Relative entropy is a hybrid measure that integrates multiple centrality indices to evaluate node importance using linear programming and Kullback-Leibler divergence [2]. Suppose there are \(m\) centrality measures, each represented as a discrete distribution \(u_j = (u_{j1}, \dots, u_{jN})\) for \(j=1,\dots,m\), where \(u_{ji} \ge 0\) and \(\sum_{i=1}^N u_{ji} = 1\).
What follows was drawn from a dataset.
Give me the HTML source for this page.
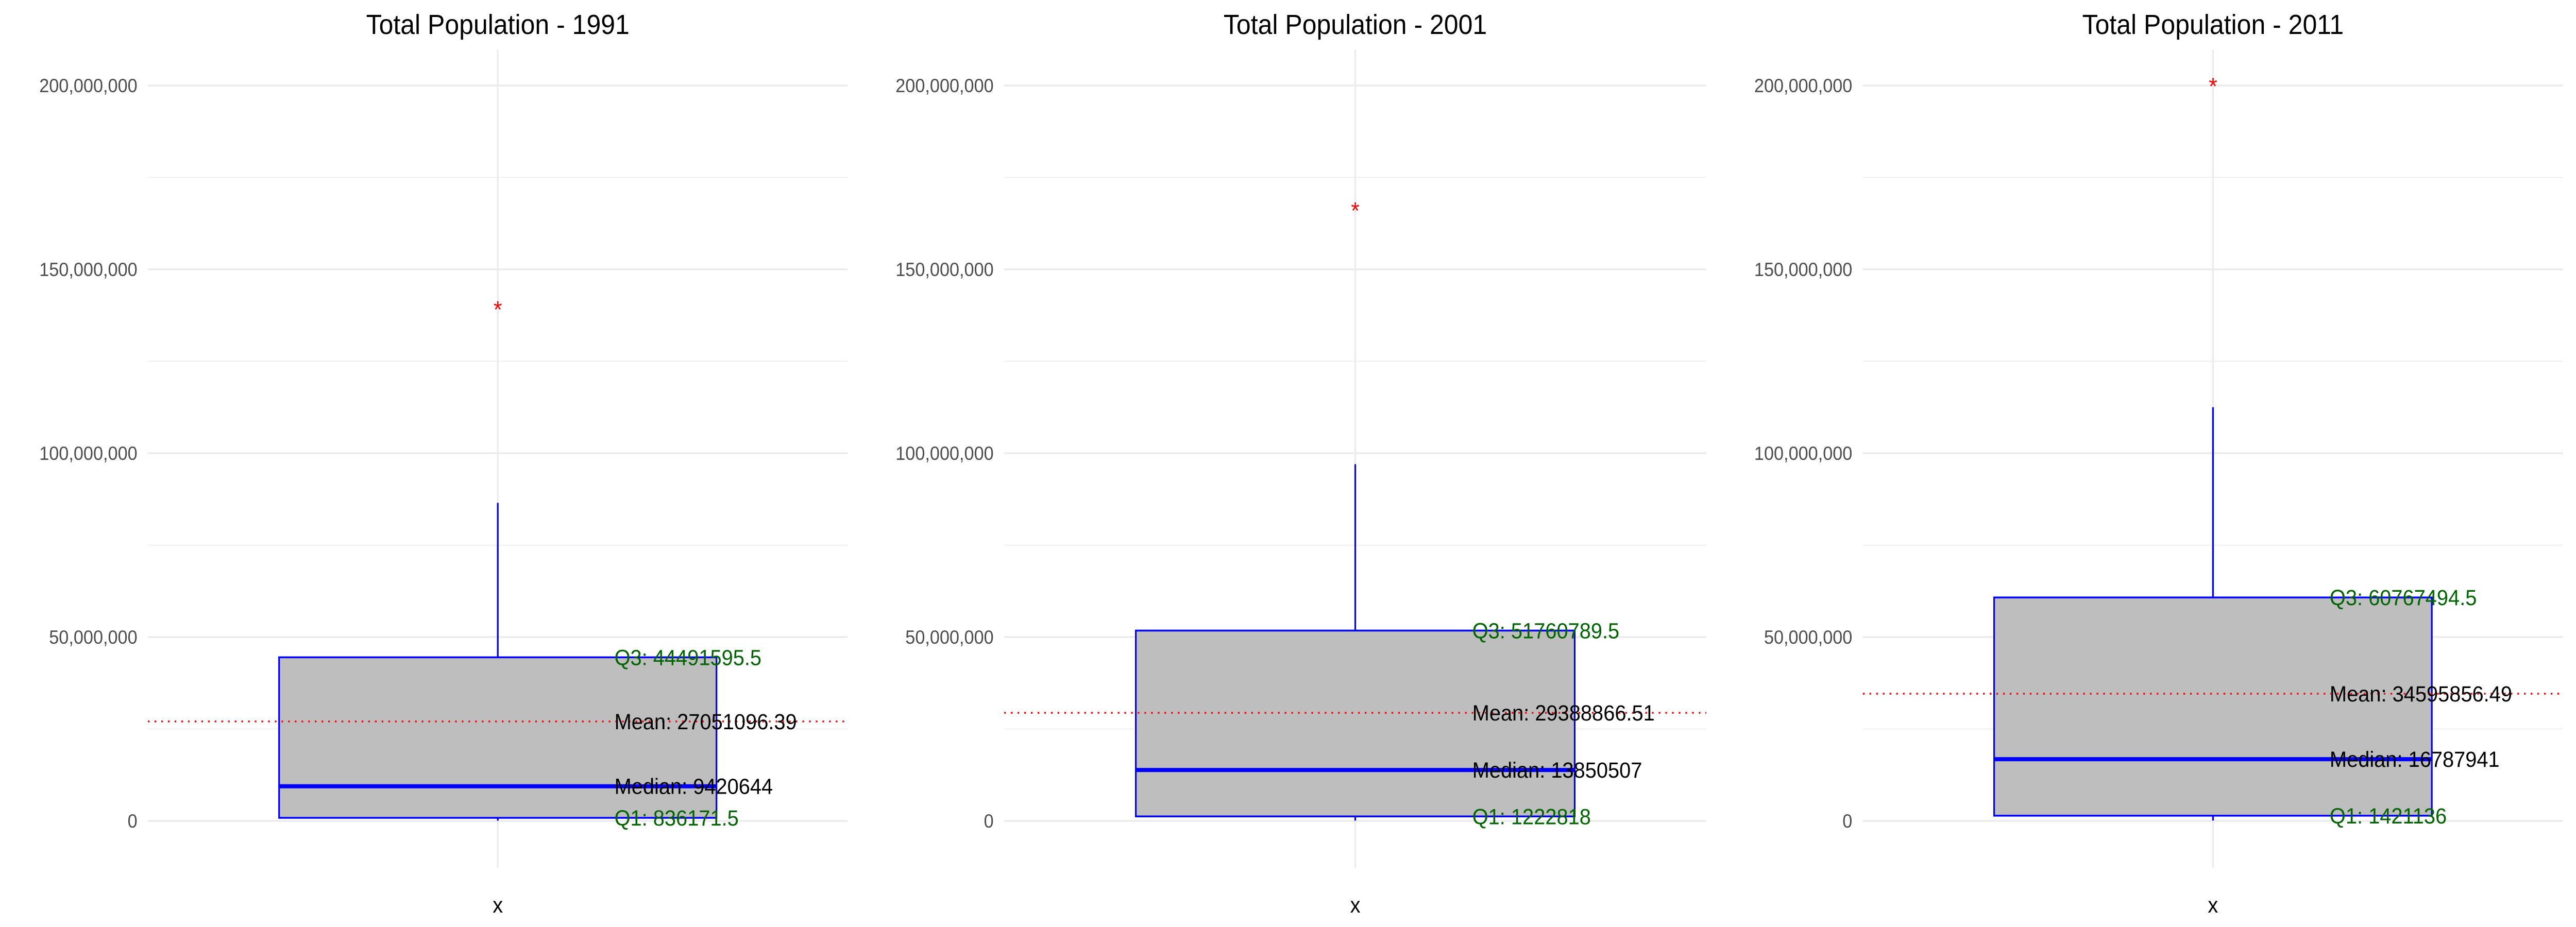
<!DOCTYPE html>
<html><head><meta charset="utf-8"><style>
html,body{margin:0;padding:0;background:#fff;overflow:hidden;width:100vw;height:100vh;}
svg{display:block;font-family:"Liberation Sans",Arial,sans-serif;width:100vw;height:100vh;}
</style></head>
<body>
<svg id="chart" viewBox="0 0 5400 1800" preserveAspectRatio="none" xmlns="http://www.w3.org/2000/svg"></svg>
<script>
const years = ["1991","2001","2011"];
const q1Values = [836171.5, 1222818, 1421136];
const medianValues = [9420644, 13850507, 16787941];
const q3Values = [44491595.5, 51760789.5, 60767494.5];
const meanValues = [27051096.39, 29388866.51, 34595856.49];
const whiskerLow = [60000, 80000, 100000];
const whiskerHigh = [86500000, 97000000, 112500000];
const outlierValues = [139100000, 166000000, 199800000];
const q1Labels = ["836171.5","1222818","1421136"];
const medianLabels = ["9420644","13850507","16787941"];
const q3Labels = ["44491595.5","51760789.5","60767494.5"];
const meanLabels = ["27051096.39","29388866.51","34595856.49"];
const yTicks = [0, 50000000, 100000000, 150000000, 200000000];
const yTickLabels = ["0","50,000,000","100,000,000","150,000,000","200,000,000"];
const yMinor = [25000000, 75000000, 125000000, 175000000];

const NS = "http://www.w3.org/2000/svg";
const svg = document.getElementById("chart");
function mk(tag, attrs, parent){const e=document.createElementNS(NS,tag);for(const k in attrs)e.setAttribute(k,attrs[k]);(parent||svg).appendChild(e);return e;}
const yScale = v => 1594 - v/50000000*357;
const plotTop = 96, plotBot = 1685;
const panelLeft = [310, 2105, 3905];
const panelRight = [1777, 3577, 5373];

years.forEach((yr,i)=>{
  const L = panelLeft[i], R = panelRight[i], cx = (L+R)/2;
  const xScale = u => cx + u*(R-L)/1.2;
  const g = mk("g",{});
  
  
  yMinor.forEach(v=>{const l=mk("line",{x1:L,x2:R,y1:yScale(v),y2:yScale(v),stroke:"#ebebeb","stroke-width":1.5},g);
    });
  yTicks.forEach((v,k)=>{
    const l=mk("line",{x1:L,x2:R,y1:yScale(v),y2:yScale(v),stroke:"#ebebeb","stroke-width":3.5},g);
    
    const t=mk("text",{x:L-22,y:yScale(v)+13,"text-anchor":"end","font-size":37,fill:"#4d4d4d"},g);
    t.textContent=yTickLabels[k];
    
  });
  const vg=mk("line",{x1:cx,x2:cx,y1:plotTop,y2:plotBot,stroke:"#ebebeb","stroke-width":3.5},g);
  
  const w1=mk("line",{x1:cx,x2:cx,y1:yScale(q3Values[i]),y2:yScale(whiskerHigh[i]),stroke:"#0000ff","stroke-width":3.5},g);
  
  const w2=mk("line",{x1:cx,x2:cx,y1:yScale(q1Values[i]),y2:yScale(whiskerLow[i]),stroke:"#0000ff","stroke-width":3.5},g);
  
  const bx=xScale(-0.375), bw=xScale(0.375)-bx;
  const b=mk("rect",{x:bx,y:yScale(q3Values[i]),width:bw,height:yScale(q1Values[i])-yScale(q3Values[i]),fill:"#bebebe",stroke:"#0000ff","stroke-width":3.5},g);
  
  const m=mk("line",{x1:bx,x2:bx+bw,y1:yScale(medianValues[i]),y2:yScale(medianValues[i]),stroke:"#0000ff","stroke-width":8},g);
  
  const ml=mk("line",{x1:L,x2:R,y1:yScale(meanValues[i]),y2:yScale(meanValues[i]),stroke:"#ff0000","stroke-width":3.5,"stroke-dasharray":"3.5 10.5"},g);
  
  const oy=yScale(outlierValues[i]);
  const o=mk("text",{x:cx,y:oy+16,"text-anchor":"middle","font-size":46,fill:"#ff0000"},g);
  o.textContent="*";
  
  const tx = xScale(0.2);
  const ann=[["Q3: "+q3Labels[i],q3Values[i],"#006400","q3-label"],["Mean: "+meanLabels[i],meanValues[i],"#000000","mean-label"],["Median: "+medianLabels[i],medianValues[i],"#000000","median-label"],["Q1: "+q1Labels[i],q1Values[i],"#006400","q1-label"]];
  ann.forEach(a=>{
    const t=mk("text",{x:tx,y:yScale(a[1])+15,"font-size":43,fill:a[2]},g);
    t.textContent=a[0];
    
  });
  const tt=mk("text",{x:cx,y:66,"text-anchor":"middle","font-size":54,fill:"#000"},g);
  tt.textContent="Total Population - "+yr;
  
  const xl=mk("text",{x:cx,y:1772,"text-anchor":"middle","font-size":43,fill:"#000"},g);
  xl.textContent="x";
  
});
</script>
</body></html>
The relative entropy of the nodes, denoted by \(w = (w_1, \dots, w_N)\), is obtained by solving the linear programming problem
\begin{equation*}
\min_{w_1, \dots, w_N} \sum_{j=1}^m \sum_{i=1}^N w_i \log_2 \frac{w_i}{u_{ji}}, \quad
\text{subject to } \sum_{i=1}^N w_i = 1, \quad w_i > 0 \ \forall i.
\end{equation*}
The solution for node \(i\) is given by the normalized geometric mean of its centrality values:
\begin{equation*}
w_i = \frac{\prod_{j=1}^m (u_{ji})^{1/m}}{\sum_{k=1}^N \prod_{j=1}^m (u_{jk})^{1/m}}.
\end{equation*}
Chen et al. [2] apply relative entropy using \(m=4\) centrality measures: degree, closeness, betweenness, and Burt's constraint coefficient. By computing the normalized geometric mean of these measures for each node, the approach produces a single composite score \(w_i\) that reflects the node’s overall importance across multiple centrality perspectives.

References

[1] Shvydun, S. (2025). Zoo of Centralities: Encyclopedia of Node Metrics in Complex Networks. arXiv: 2511.05122 https://doi.org/10.48550/arXiv.2511.05122
[2] Chen, B., Wang, Z., & Luo, C. (2016). Integrated evaluation approach for node importance of complex networks based on relative entropy. Journal of Systems Engineering and Electronics, 27(6), 1219-1226. doi: 10.21629/JSEE.2016.06.10.